Ho riguadagnato il diritto ad una sensibilità che altrimenti mi sarebbe stato negato. Soffro, rido e sono dispiaciuta, giusto un po’, perché questa mia storia, a volte, viene interpretata male. Mi vedono come la donna traumatizzata che è stata costretta a prostituirsi. Invece no. Io l’ho scelto, per i soldi, perché mi avrebbero permesso di non chiedere mai nulla ai miei genitori, perché volevo liberarmi da quei “protettori”, i miei magnaccia originari, che intendevano vendermi ad un buon partito accompagnando il mio culo con una piccola dote. Intendevano veder riprodurmi per obbligarmi a dare il loro nome a mio figlio.

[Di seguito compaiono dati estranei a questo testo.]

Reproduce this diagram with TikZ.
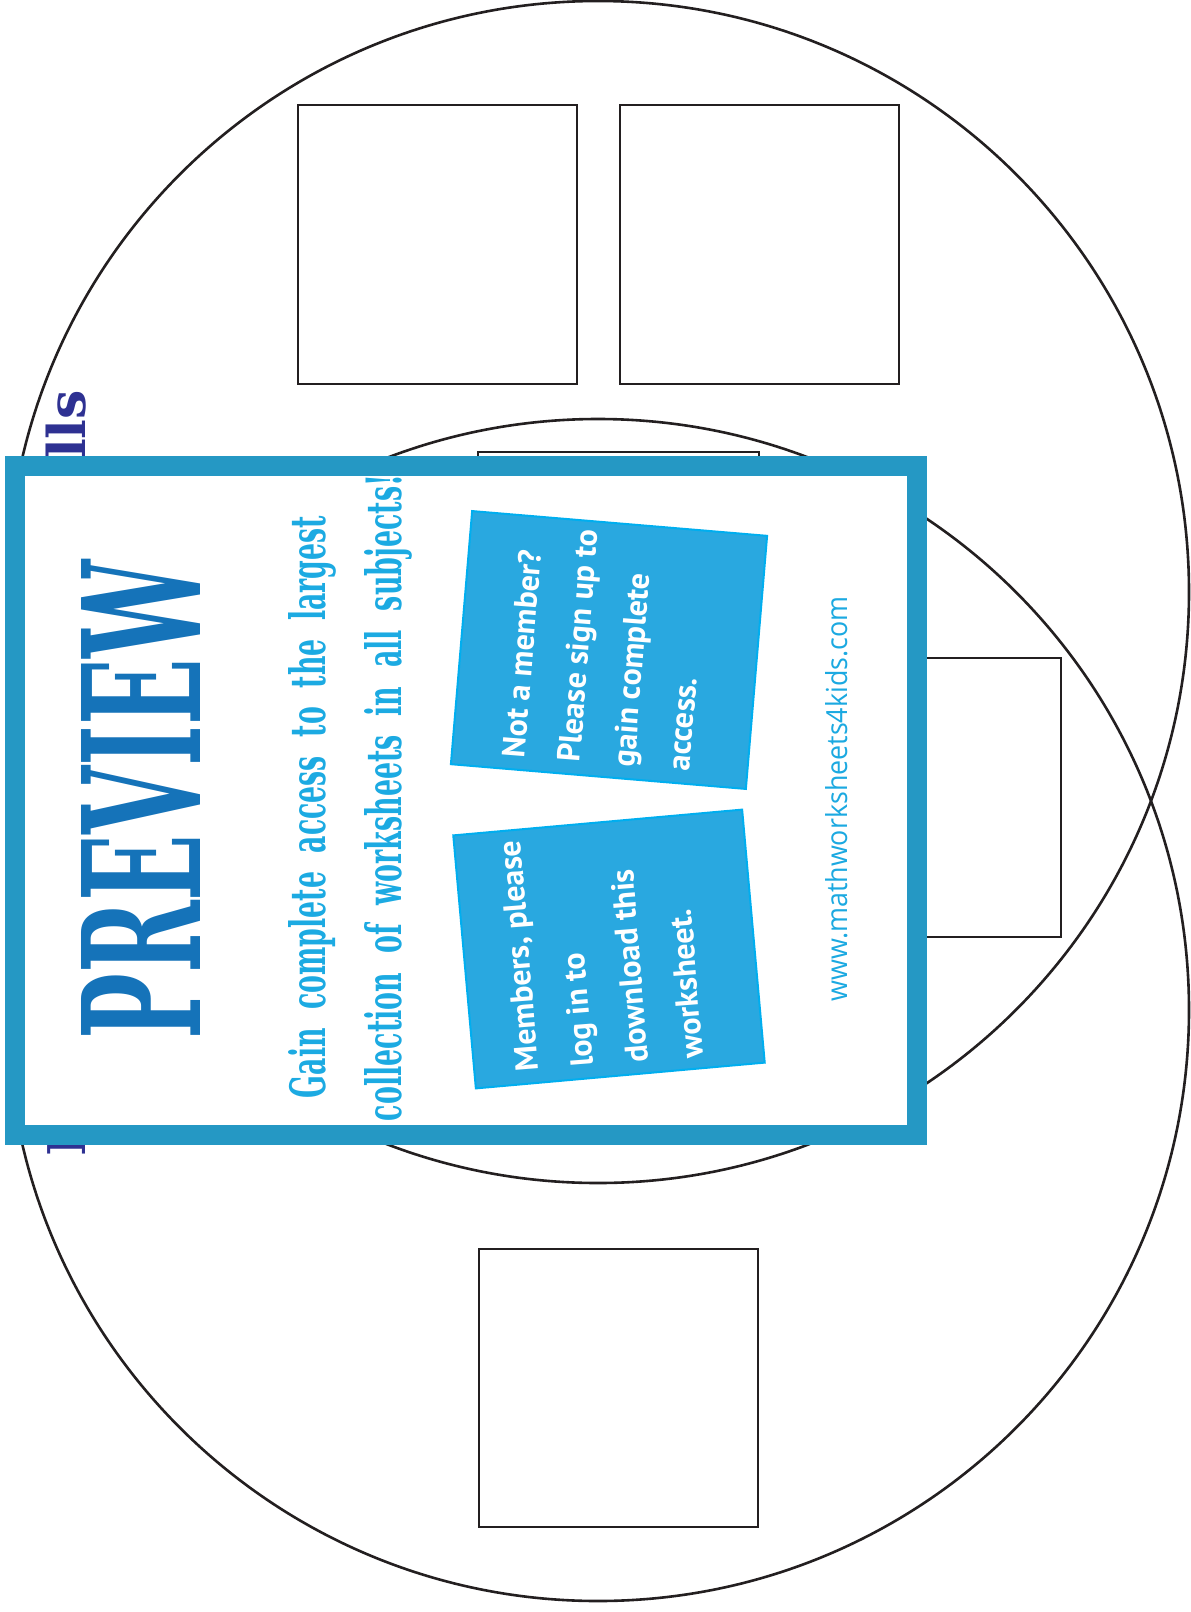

Volevano continuare a insegnarmi come vivere, respirare, amare, quando e come avrei dovuto aprire o chiudere le cosce.

Mi sono guadagnata il diritto all’esistenza a cosce aperte, a vagina spalancata e quando devo pensare a un santo penso a Santa Fica che mi ha protetta fino ad oggi. E’ Santa Fica che mi ha permesso di non essere una martire. E che Santa Fica protegga anche tutte voi!

Ps: questa è una storia vera. Grazie a chi me l’ha raccontata. Ogni riferimento a cose, fatti e persone è puramente casuale.